Being outside of the world of work and learning institutions, I am divorced from what learners, students, teachers, and lecturers have to deal with when it comes to the lack of access to teaching and learning. My limited encounters with platforms like Zoom, Microsoft Teams and even WhatsApp group videos give me some sense of the role that distance plays. Learning encounters are not only content-based but also have to take values, attitudes and response to different personalities into account. We can be grateful that this pandemic happened when we do have access to those platforms and are not completely visually distanced.
But for maybe the majority of our population this is not a given. The pandemic has indeed highlighted the divide between the rich and the poor. For me it is even more important for us to recognise where we are in eradicating poverty, what our particular contributions towards that is to truly be able to say that we are working towards an equal society. Why have we not yet reached our targets? Why must the poor only look on to see what is possible and not be part of that possibility?
Participating in the recent Russel Botman Memorial Lecture, hosted by Stellenbosch University, I introduced the fifteen bursary recipients for 2020. During that lecture, I became so acutely aware that we are dealing with a privileged grouping in our society, with a statistic of roughly 1% of our population participating in higher education. And even there, technology and the use thereof fail us. It fails to transmit videos, the speaker cannot be heard, poor internet connection and the like. And what about the onlookers outside of these networks, without data and appropriate devices?
This informs my plea for donations to the Russel Botman Bursary Fund for more of the “outsiders” to be let into higher education – for a better future for all communities and not only some. Let this be our contribution to creating more bursary opportunities.
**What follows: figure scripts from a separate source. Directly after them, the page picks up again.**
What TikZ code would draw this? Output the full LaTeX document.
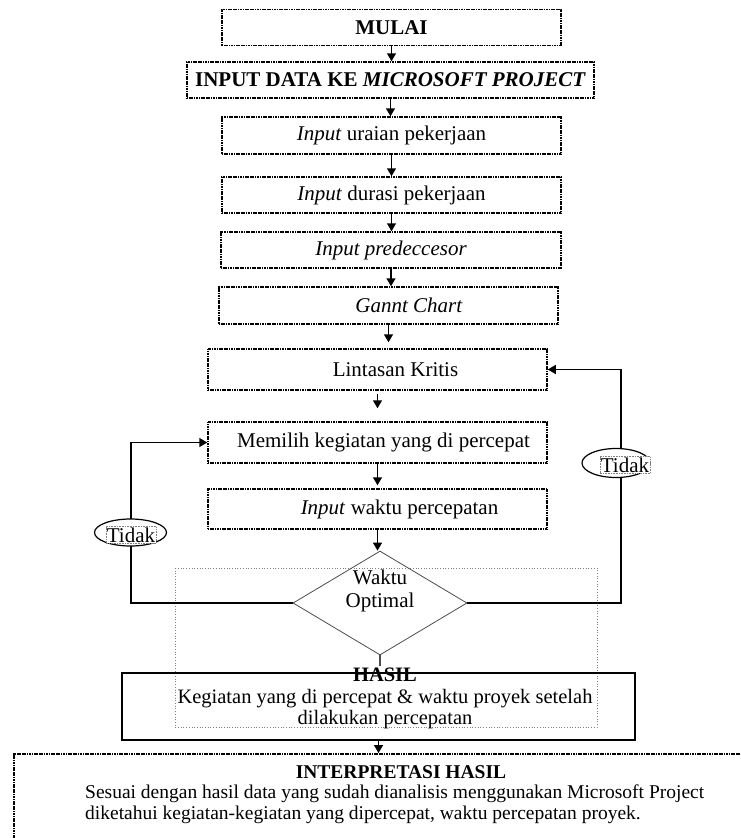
\documentclass[tikz,border=0pt]{standalone}
\usepackage{fontspec}
\setmainfont{Liberation Serif}
\usepackage{tikz}
\usetikzlibrary{shapes.geometric, arrows.meta, positioning, calc}

\tikzset{
  procbox/.style={draw, line width=1.5pt, dash pattern=on 1.2pt off 0.5pt, minimum width=339pt, minimum height=36pt, inner sep=0pt},
  flow/.style={-{Triangle[length=8pt,width=9pt]}, line width=1.5pt},
  tidakmark/.style={ellipse, draw, line width=1.2pt, fill=white, minimum width=72pt, minimum height=27pt},
  tidaktext/.style={draw=gray, densely dotted, line width=0.6pt, inner sep=1pt, fill=white},
}

\begin{document}
\begin{tikzpicture}[x=1pt, y=-1pt, font=\fontsize{21}{23}\selectfont]
\useasboundingbox (0,0) rectangle (741,838);

% main column
\node[procbox] (mulai) at (391.5,27.5) {\textbf{MULAI}};
\node[procbox, minimum width=407pt] (inputdata) at (390.5,80) {\textbf{INPUT DATA KE \textit{MICROSOFT PROJECT}}};
\node[procbox, minimum height=37pt] (uraian) at (391.5,135.5) {\textit{Input} uraian pekerjaan};
\node[procbox] (durasi) at (391.5,195) {\textit{Input} durasi pekerjaan};
\node[procbox, minimum width=340pt] (predec) at (391,250) {\textit{Input predeccesor}};
\node[procbox, minimum height=37pt] (gannt) at (388.5,305.5) {\hspace*{41pt}\textit{Gannt Chart}};
\node[procbox, minimum height=41pt] (lintasan) at (377.5,369.5) {\hspace*{36pt}Lintasan Kritis};
\node[procbox, minimum height=41pt] (memilih) at (377.5,442.5) {\hspace*{12pt}Memilih kegiatan yang di percepat};
\node[procbox, minimum height=40pt] (waktu) at (377.5,509) {\hspace*{44pt}\textit{Input} waktu percepatan};

% keputusan
\draw[gray, dotted, line width=0.7pt] (175,568) rectangle (597,727);
\node[diamond, draw=black!70, line width=0.8pt, minimum width=174pt, minimum height=104pt, inner sep=0pt] (optimal) at (380,603) {};
\node[align=center] (optimaltxt) at (380,591) {Waktu\\Optimal};

% hasil
\node[draw, line width=1.1pt, minimum width=513pt, minimum height=67pt] (hasil) at (378.5,706.5) {};
\node[align=center, font=\fontsize{20.5}{21.5}\selectfont] (hasiltxt) at (385,698.5) {\textbf{HASIL}\\Kegiatan yang di percepat \& waktu proyek setelah\\dilakukan percepatan};

% interpretasi
\node[procbox, minimum width=757pt, minimum height=117pt, anchor=north west] (interp) at (13,753) {};
\node[font=\fontsize{19.5}{21.5}\selectfont\bfseries] (interpjudul) at (401,772) {INTERPRETASI HASIL};
\node[align=left, anchor=west, inner sep=0pt, font=\fontsize{19.5}{21.5}\selectfont] (interptxt) at (85,804) {Sesuai dengan hasil data yang sudah dianalisis menggunakan Microsoft Project\\diketahui kegiatan-kegiatan yang dipercepat, waktu percepatan proyek.};

% arrows
\draw[flow] (mulai.south) -- (mulai.south |- inputdata.north);
\draw[flow] (inputdata.south) -- (inputdata.south |- uraian.north);
\draw[flow] (uraian.south) -- (uraian.south |- durasi.north);
\draw[flow] (durasi.south) -- (durasi.south |- predec.north);
\draw[flow] (predec.south) -- (predec.south |- gannt.north);
\draw[flow, shorten >=6pt] (gannt.south) -- (gannt.south |- lintasan.north);
\draw[flow, shorten <=3pt, shorten >=13pt] (lintasan.south) -- (lintasan.south |- memilih.north);
\draw[flow, shorten >=3pt] (memilih.south) -- (memilih.south |- waktu.north);
\draw[flow] (waktu.south) -- (waktu.south |- optimal.north);
\draw[line width=1.5pt, black!70, shorten >=6pt] (optimal.south) -- (hasil.north -| optimal.south);
\draw[flow] (hasil.south) -- (hasil.south |- interp.north);

% loops
\coordinate (belokkiri) at (131,0);
\coordinate (belokkanan) at (621,0);
\draw[flow] (optimal.west) -- (optimal.west -| belokkiri) |- (memilih.west);
\draw[flow] (optimal.east) -- (optimal.east -| belokkanan) |- (lintasan.east);

% tidak
\node[tidakmark] (tidakkiri) at (130.5,532.5) {};
\node[tidaktext] (tidakkiritxt) at (131,535) {Tidak};
\node[tidakmark, minimum width=68pt, minimum height=29pt] (tidakkanan) at (616,463) {};
\node[tidaktext] (tidakkanantxt) at (625,465) {Tidak};
\end{tikzpicture}
\end{document}
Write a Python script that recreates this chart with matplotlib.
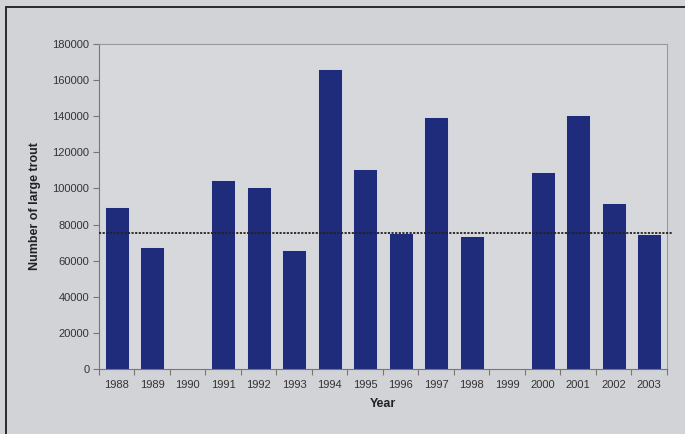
import matplotlib.pyplot as plt
from matplotlib.patches import Rectangle
import numpy as np

# dados
anos = ['1988', '1989', '1990', '1991', '1992', '1993', '1994', '1995',
        '1996', '1997', '1998', '1999', '2000', '2001', '2002', '2003']
trutas = [89500, 67500, 0, 104800, 100700, 66100, 165900, 110500,
          75400, 139600, 73500, 0, 109300, 140600, 91900, 74600]
media_ref = 75500

fundo = '#d1d3d7'
cor_barra = '#1f2b7b'

plt.rcParams['font.family'] = ['Liberation Sans', 'DejaVu Sans']

fig = plt.figure(figsize=(6.85, 4.34), dpi=100, facecolor=fundo)
ax = fig.add_axes([0.1445, 0.1498, 0.8292, 0.7488])
ax.set_facecolor('#d6d8db')

# moldura externa
fig.patches.append(Rectangle((6 / 685, -0.05), 1.1, 1 - 7 / 434 + 0.05,
                             transform=fig.transFigure, fill=False,
                             edgecolor='#2a2a2a', linewidth=1.4))

x = np.arange(len(anos))
ax.bar(x, trutas, width=0.67, color=cor_barra, edgecolor='#e4e6ea',
       linewidth=0.6, zorder=2)
ax.axhline(media_ref, xmin=0, xmax=1.008, color='#222222', linestyle=(0, (1.2, 0.8)),
           linewidth=1.3, clip_on=False, zorder=3)

ax.set_xlim(-0.5, len(anos) - 0.5)
ax.set_ylim(0, 180000)
ax.set_yticks(np.arange(0, 180001, 20000))
ax.set_yticklabels([str(v) for v in range(0, 180001, 20000)], fontsize=8, color='#333333')

ax.set_xticks(np.arange(-0.5, len(anos), 1))
ax.set_xticklabels([])
ax.set_xticks(x, minor=True)
ax.set_xticklabels(anos, minor=True, fontsize=8, color='#333333')
ax.tick_params(axis='x', which='major', length=4, color='#777777', direction='out')
ax.tick_params(axis='x', which='minor', length=0, pad=8)
ax.tick_params(axis='y', length=4, color='#777777', direction='out', pad=3)

for s in ['top', 'right']:
    ax.spines[s].set_color('#9a9a9a')
    ax.spines[s].set_linewidth(0.8)
for s in ['left', 'bottom']:
    ax.spines[s].set_color('#777777')
    ax.spines[s].set_linewidth(0.8)

ax.set_xlabel('Year', fontsize=9, fontweight='bold', color='#222222', labelpad=6)
ax.set_ylabel('Number of large trout', fontsize=9, fontweight='bold', color='#222222', labelpad=8)

fig.savefig('out.png', dpi=100, facecolor=fundo)
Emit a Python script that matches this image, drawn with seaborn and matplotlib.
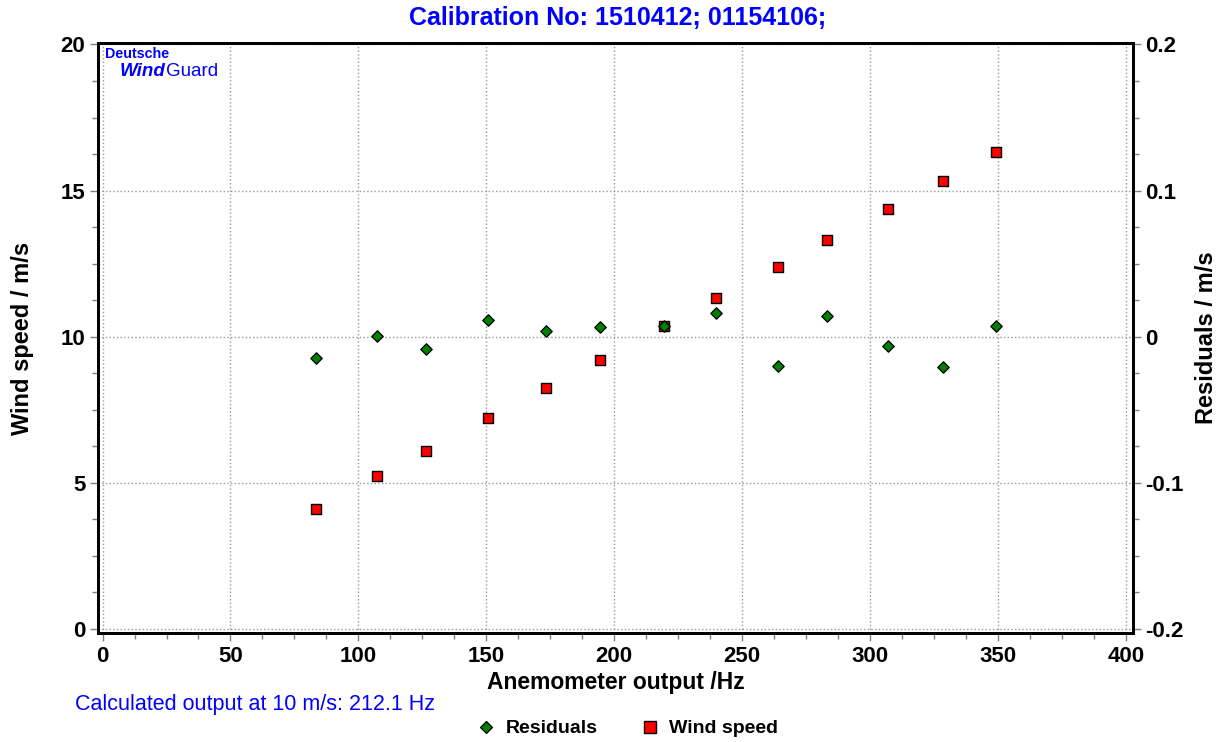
import numpy as np
import pandas as pd
import matplotlib
matplotlib.use("Agg")
import matplotlib.pyplot as plt
from matplotlib.ticker import MultipleLocator
from matplotlib.lines import Line2D
import seaborn as sns

# Data
freq_hz = [83.4, 107.3, 126.5, 150.8, 173.5, 194.6, 219.3, 239.7, 264.0, 283.1, 307.0, 328.6, 349.3]
wind_speed = [4.10, 5.23, 6.09, 7.21, 8.24, 9.20, 10.36, 11.32, 12.38, 13.30, 14.36, 15.32, 16.31]
residuals = [-0.0144, 0.0007, -0.0084, 0.0114, 0.0041, 0.0064, 0.0075, 0.0164,
             -0.0200, 0.0139, -0.0062, -0.0210, 0.0073]

x_ticks = [0, 50, 100, 150, 200, 250, 300, 350, 400]
y_ticks = [0, 5, 10, 15, 20]
r_ticks = [-0.2, -0.1, 0, 0.1, 0.2]
r_labels = ["-0.2", "-0.1", "0", "0.1", "0.2"]

df = pd.DataFrame({"freq": freq_hz, "wind": wind_speed, "resid": residuals})

sns.set_style("white")
plt.rcParams['font.family'] = ['Liberation Sans', 'DejaVu Sans']
plt.rcParams['text.color'] = "black"
plt.rcParams['axes.labelcolor'] = "black"
plt.rcParams['xtick.labelcolor'] = "black"
plt.rcParams['ytick.labelcolor'] = "black"

BLUE = "#0000FF"
RED = "#FF0000"
GREEN = "#008000"

fig = plt.figure(figsize=(12.23, 7.42), dpi=100)
ax = fig.add_axes([0.0801, 0.1469, 0.8463, 0.7951])

sns.scatterplot(data=df, x="freq", y="wind", ax=ax, marker="s", s=60,
                color=RED, edgecolor="black", linewidth=1.0, zorder=3)
ax.set_xlim(-1.8, 402.8)
ax.set_ylim(-0.15, 20.05)
ax.set_xticks(x_ticks)
ax.set_yticks(y_ticks)
ax.xaxis.set_minor_locator(MultipleLocator(12.5))
ax.yaxis.set_minor_locator(MultipleLocator(1.25))
ax.grid(True, which="major", linestyle=":", color="#999999", linewidth=1.0)
ax.set_axisbelow(True)

ax2 = ax.twinx()
sns.scatterplot(data=df, x="freq", y="resid", ax=ax2, marker="D", s=34,
                color=GREEN, edgecolor="black", linewidth=0.9, zorder=4)
ax2.set_ylim(-0.2 - 0.15 * 0.02, 0.2 + 0.05 * 0.02)
ax2.set_yticks(r_ticks)
ax2.set_yticklabels(r_labels)
ax2.yaxis.set_minor_locator(MultipleLocator(0.025))

for a in (ax, ax2):
    for sp in a.spines.values():
        sp.set_color("black")
        sp.set_linewidth(2.0)
    a.tick_params(which="major", direction="out", length=6, width=1,
                  color="#808080", labelsize=16, pad=3, labelcolor="black")
    a.tick_params(which="minor", direction="out", length=4, width=1, color="#808080")
    for lbl in a.get_xticklabels() + a.get_yticklabels():
        lbl.set_fontweight("bold")

ax.tick_params(axis="y", which="both", left=True)
ax.tick_params(axis="x", which="both", bottom=True)

ax.set_xlabel("Anemometer output /Hz", fontsize=16.5, fontweight="bold", labelpad=3)
ax.set_ylabel("Wind speed / m/s", fontsize=17, fontweight="bold", labelpad=19)
ax2.set_ylabel("Residuals / m/s", fontsize=17, fontweight="bold", rotation=90, labelpad=8)

fig.text(0.505, 0.976, "Calibration No: 1510412; 01154106;", ha="center", va="center",
         fontsize=18, fontweight="bold", color=BLUE)

# logo
ax.text(0.0065, 0.993, "Deutsche", transform=ax.transAxes, ha="left", va="top",
        fontsize=10.3, fontweight="bold", color=BLUE)
ax.text(0.0205, 0.966, "Wind", transform=ax.transAxes, ha="left", va="top",
        fontsize=13.5, fontweight="bold", fontstyle="italic", color=BLUE)
ax.text(0.0655, 0.966, "Guard", transform=ax.transAxes, ha="left", va="top",
        fontsize=13.5, color=BLUE)

fig.text(0.061, 0.05, "Calculated output at 10 m/s: 212.1 Hz", ha="left", va="center",
         fontsize=15.5, color=BLUE)

handles = [
    Line2D([], [], linestyle="none", marker="D", markersize=6, markerfacecolor=GREEN,
           markeredgecolor="black", markeredgewidth=0.9),
    Line2D([], [], linestyle="none", marker="s", markersize=8, markerfacecolor=RED,
           markeredgecolor="black", markeredgewidth=1.0),
]
fig.legend(handles, ["Residuals", "Wind speed"], loc="center", bbox_to_anchor=(0.513, 0.018),
           ncol=2, frameon=False, prop={"weight": "bold", "size": 14},
           handlelength=1.0, handletextpad=0.5, columnspacing=2.2)

fig.savefig("out.png", dpi=100)
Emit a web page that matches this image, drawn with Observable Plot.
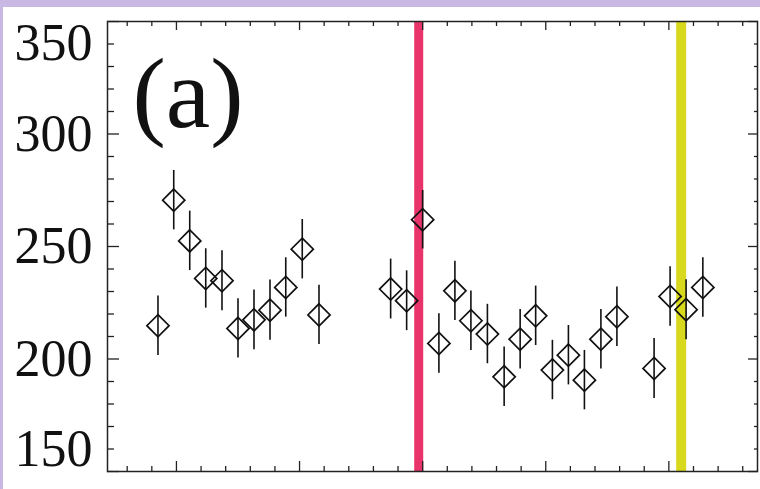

This year started with a very positive outlook on the possibilities of 2020. Early in the year, COVID-19 seemed far away in the east with no real connection to us here on the southern point of Africa. But this was not to be. Today we are in the sixth week of lockdown. The first-ever such regulations in South Africa and we are making the road by walking it. Only later in the lockdown process, after an extension, levels of lockdown were introduced.
It is this “making the path while walking” that Paulo Freire refers to. On this path, we have to learn to walk with others, walk on our own and be led in ways unknown to us. These are the days in which we have to not only learn but also relearn and unlearn our world and its challenges. Stellenbosch University must also walk this path along with its staff, students and the entire university community. Our bursary fund recipients for 2020 have to take up their bursary opportunities in much different circumstances than any of the others.
They have to learn in new and different ways, remotely and take much more responsibility for self-learning and discipline. In the spirit of Russel Botman, the bursary fund would like to encourage all interest groups to keep future generations in mind and continue to donate for the fund to continue developing the youth that needs to lead us into a new society and world.
Keep safe and healthy. Stay responsible and hopeful.